ROBBINSTON, Maine — Robbinston voters will decide Aug. 19 whether to keep the Robbinston Grade School open.
Some parents are concerned the approximately 40 students won’t have enough time to adjust if the school is closed and they have to go to an elementary or middle school in another town in just a few days, parent Abbie Rohde said. Classes begin Sept. 2.
The board of the Independent School Department, which oversees the Robbinston school, voted 2-1 on July 1 to close the kindergarten through eighth-grade school, according to Interim Superintendent Ray Freve.
“Our mouths just hit the floor because nobody saw it coming,” said Rohde, a member of the Friends of Robbinston Grade School, a group of about a dozen people who hope to save the school.
A petition signed by Rohde and at least 27 other people, representing 10 percent of the number of Robbinston residents who voted in the last gubernatorial election, was submitted July 27 in an effort to overturn the school board’s decision.
The petition triggered the referendum question that will be held next Wednesday on whether to keep the school open. About 45 people from the community of 574, according to 2010 U.S. Census data, attended a public hearing about the referendum on Aug. 5, according to Freve.
During that hearing, school officials presented budget information indicating the cost of operating the school at $890,738. If the school closes, the school department would save $95,981.16 this school year. The savings would increase the following year because Robbinston would not be responsible for expenses that include unemployment for the three teachers and six staffers losing their jobs, Freve said.
The town still would need to raise funds to pay for tuition to send students to schools in neighboring communities.
Enrollment at the K-8 Robbinston school has dropped from a high of 70 students in October 2009 to a low of 41 in October 2014, according to a fact sheet handed out at the hearing. Currently, high school students from Robbinston go to Calais High School.
After the July vote to close the local school, the Independent School Department arranged for transportation for the younger students to attend Calais elementary and middle schools. Parents can choose to have their children attend another elementary or middle school, such as in Perry, Baileyville or Machias, according to Freve, but they would not be provided transportation.
Regardless of the outcome of the upcoming referendum vote, “we have to make sure every kid has a school to attend,” the superintendent said.

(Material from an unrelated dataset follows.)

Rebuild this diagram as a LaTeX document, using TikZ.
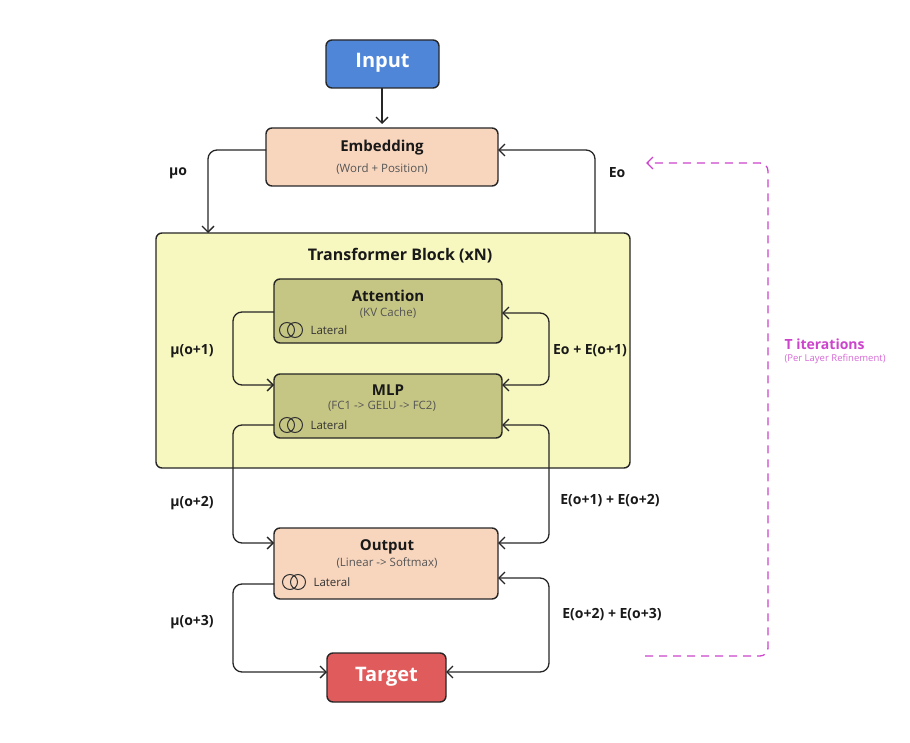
\documentclass[tikz,border=0pt]{standalone}
\usepackage{fontspec}
\setmainfont{Open Sans}
\usetikzlibrary{arrows.meta}
\definecolor{inblue}{HTML}{4F86D8}
\definecolor{peach}{HTML}{F8D6BE}
\definecolor{yel}{HTML}{F7F7C0}
\definecolor{olive}{HTML}{C5C584}
\definecolor{tred}{HTML}{E05B5B}
\definecolor{mag}{HTML}{CC44CC}
\definecolor{sub}{HTML}{555555}
\tikzset{
  box/.style={draw=black!85, line width=1.4pt, rounded corners=6pt},
  arr/.style={draw=black!85, line width=1.3pt, rounded corners=9pt, -{Straight Barb[length=6pt,width=12pt]}},
  barr/.style={draw=black!85, line width=1.3pt, rounded corners=9pt, {Straight Barb[length=6pt,width=12pt]}-{Straight Barb[length=6pt,width=12pt]}},
  lab/.style={font=\fontsize{14}{16}\selectfont\bfseries, text=black!90},
  ttl/.style={font=\fontsize{15}{17}\selectfont\bfseries, text=black!90},
  st/.style={font=\fontsize{11.5}{13}\selectfont, text=sub},
  lat/.style={font=\fontsize{11.5}{13}\selectfont, text=black!80},
}
\newcommand{\lateral}[2]{%
  \draw[black!80, line width=1pt] (#1-4,#2) circle (7.5) (#1+4,#2) circle (7.5);
  \node[lat, anchor=west] at (#1+16,#2) {Lateral};}
\begin{document}
\begin{tikzpicture}[x=1pt,y=-1pt]
\useasboundingbox (0,0) rectangle (910,743);
% boxes
\draw[box, fill=inblue] (326,40) rectangle (439,88);
\node[font=\fontsize{20}{22}\selectfont\bfseries, text=white] at (382.5,63) {Input};
\draw[box, fill=peach] (266,128) rectangle (498,186);
\node[ttl] at (382,148) {Embedding};
\node[st] at (382,169) {(Word + Position)};
\draw[box, fill=yel] (156,233) rectangle (630,468);
\node[font=\fontsize{16}{18}\selectfont\bfseries, text=black!90] at (400,256) {Transformer Block (xN)};
\draw[box, fill=olive] (274,279) rectangle (502,343);
\node[ttl] at (388,296) {Attention};
\node[st] at (388,313) {(KV Cache)};
\lateral{291}{330}
\draw[box, fill=olive] (274,374) rectangle (502,438);
\node[ttl] at (388,390) {MLP};
\node[st] at (382,406) {(FC1 -> GELU -> FC2)};
\lateral{291}{425}
\draw[box, fill=peach] (274,528) rectangle (498,599);
\node[ttl] at (387,547) {Output};
\node[st] at (387,563) {(Linear -> Softmax)};
\lateral{294}{582}
\draw[box, fill=tred] (327,653) rectangle (446,702);
\node[font=\fontsize{20}{22}\selectfont\bfseries, text=white] at (386.5,677) {Target};
% named anchors
\coordinate (inB) at (382,88); \coordinate (embT) at (382,124);
\coordinate (embL) at (266,150); \coordinate (embR) at (498,150);
\coordinate (tbT1) at (208,233); \coordinate (tbT2) at (595,233);
\coordinate (attL) at (274,312); \coordinate (attR) at (502,313);
\coordinate (mlpL1) at (274,385); \coordinate (mlpR1) at (502,385);
\coordinate (mlpL2) at (274,425); \coordinate (mlpR2) at (502,425);
\coordinate (outL1) at (274,543); \coordinate (outR1) at (498,543);
\coordinate (outL2) at (274,584); \coordinate (outR2) at (498,578);
\coordinate (tgL) at (327,672); \coordinate (tgR) at (446,672);
% connectors
\draw[arr] (inB) -- (embT);
\draw[arr] (embL) -| (tbT1);
\draw[arr] (tbT2) |- (embR);
\draw[arr] (attL) -| (233,350) |- (mlpL1);
\draw[barr] (attR) -| (549,350) |- (mlpR1);
\draw[arr] (mlpL2) -| (233,480) |- (outL1);
\draw[barr] (mlpR2) -| (549,480) |- (outR1);
\draw[arr] (outL2) -| (233,630) |- (tgL);
\draw[barr] (outR2) -| (549,630) |- (tgR);
% labels
\node[lab] at (178,173) {μo};
\node[lab] at (617,173) {Eo};
\node[lab] at (192,351) {μ(o+1)};
\node[lab] at (590,351) {Eo + E(o+1)};
\node[lab] at (192,503) {μ(o+2)};
\node[lab] at (610,501) {E(o+1) + E(o+2)};
\node[lab] at (192,622) {μ(o+3)};
\node[lab] at (612,615) {E(o+2) + E(o+3)};
% loop
\coordinate (lpS) at (645,656); \coordinate (lpE) at (646,163);
\draw[mag, line width=1.3pt, dash pattern=on 8pt off 6pt, rounded corners=8pt, -{Straight Barb[length=6pt,width=12pt]}] (lpS) -- (768,656) -- (768,163) -- (lpE);
\node[font=\fontsize{14}{16}\selectfont\bfseries, text=mag, anchor=west] at (781,344) {T iterations};
\node[font=\fontsize{9.5}{11}\selectfont, text=mag!80, anchor=west] at (781,359) {(Per Layer Refinement)};
\end{tikzpicture}
\end{document}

In one of three letters sent to residents in the past several weeks, the Friends of Robbinston Grade School argue “the decision to close or not to close the school is much more than a decision about mill rates and property taxes. It is a decision about the vision we hold as a community and the value we place on the families, children and youth that live in Robbinston today and, hopefully, tomorrow.”
Rohde is trying to save the school but acknowledged it might not be sustainable long term. If the school does have to be closed, she said, she wants officials to “do it right” and wait a year to give parents, students and educators time to prepare for the transition.